WCP6889

Letter (WCP6889.7988)

[1]

Parkstone, Dorset

Novr 12th 1900.

Revd Dr Fisher

Dear Mr Fisher

I am writing to you to ask you to enlighten my ignorance on a physico-mathematical question on which I am trying to form a correct opinion — that of the old nebular hypothesis, as compared with the meteorite hypothesis advocated by Lockyer and others, & which seems to me the more in accordance with facts, & the more intelligible. I cannot find any clear statement of the difficulties in the way of the old theory, yet they seem to me to be overwhelming. In the newest book I have — the Concise Knowledge Library on Astronomy — Miss Clerke at p. 235, gives a few [2] objections to it but chiefly as regards the formation, first of rings, & then of planets or satellites by the breaking up & consolidation of these rings.

But there seem to me to be much more fundamental difficulties. To begin with,— the supposition of the whole matter of the solar system having a formed a gaseous sphere enclosing the orbit of Neptune, and therefore every where of a temperature even at the outer portions above that of the electric arc, is all together inconceivable, and I think, impossible.

1. We know of no other sources of heat for such a mass, but collisions, or condensation from gravity; and this presupposes enormous aggregations of matter at stellar distances coming into actual collision at high velocities.

But does not the phenomenon of new stars suddenly blazing out & rapidly becoming dark again [3] show that such collisions would not produce permanent gaseous globes very slowly contracting & losing heat, while all the more permanent stars and nebulae give indications of solid as well as gaseous components.

2. But the difficulty becomes much greater when we consider the extreme tenuity of a gaseous mass extending to, and including Neptune. In a lecture by Sir Robt Ball recently, he stated, that even when the nebula had shrunk to the size of the earth's orbit, it was far less dense than the residual air in one of Crookes' radiometers!

Now my great difficulty is, how the whole solid matter of the earth could be retained for an instant in a gaseous state, when exposed the cold of stellar space.

Supposing it possible that all the iron and other refractory elements could ever had existed in such a [4]1 condition of extreme gaseous tenuity, would not the radiation of heat into outer space cause rapid condensation in solid metallic particles, or into the various earths and other compounds by chemical affinity, so that there would result an outer shell of solid matter in molecules or cosmic dust, just such as we find to prevade the solar system now, in its meteor ringsm and the stellar spaces in its spiral & ring nebulae.

3. Again, the only other rings we find still existing in the solar system — those of Saturn — are meteoritic rings, though of wonderful regularity, not showing any signs of breaking up, or being condensed into satellites.

I have been reading Lockyer's last book on "Inorganic Evolution" — one of the worst-written books I ever read and the hardest to understand though full of valuable facts, — [5]2 and the results of all the my recent study of the new astronomy, as I can understand it, is, to show that throughout space matter exists everywhere in all three states, solid liquid & gaseous; while, as we know that at zero temperature all matter would be solid,— that it can only be maintained in either of the other states by heat, that we know no other sources of heat than collisions or condensations due to gravitation; therefore it seems more rational to consider the primitive form of matter to be solid molecules, which coming together by gravitation slowly assumed the liquid or gaseous forms.

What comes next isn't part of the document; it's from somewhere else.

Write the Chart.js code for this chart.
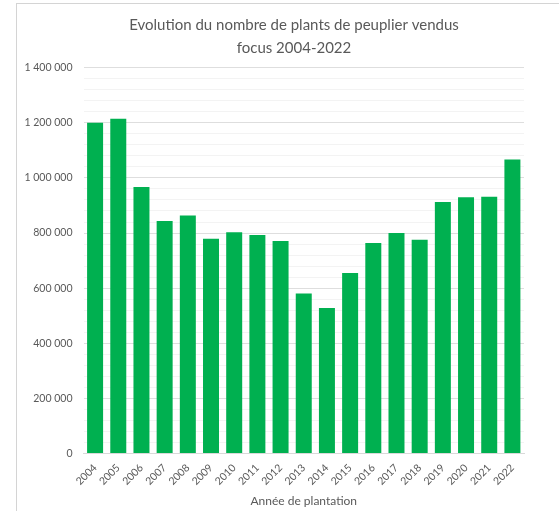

And if we suppose their distribution [6]3 particles following their own orbits as do the particles that constitute Saturn's rings or those of the great solar ring of the asteroids.

This is a very rude & sketchy statement of my difficulties. Do not trouble to reply in any detail, but let me know if you can, where I am wrong, and which of my difficulties — if any — are real ones.

Believe me | yours very truly | Alfred R. Wallace [signature]

P. S. I write to you rather than to Darwin or Sir R. Ball, because you have more leisure, and are probably less prejudiced against an ignorant outsider like myself.

A. R. W.

The page is numbered (4) at top
The page is numbered (5) at top.
The text of the fifth page does not flow logically onto the sixth, indicating their might be pages missing.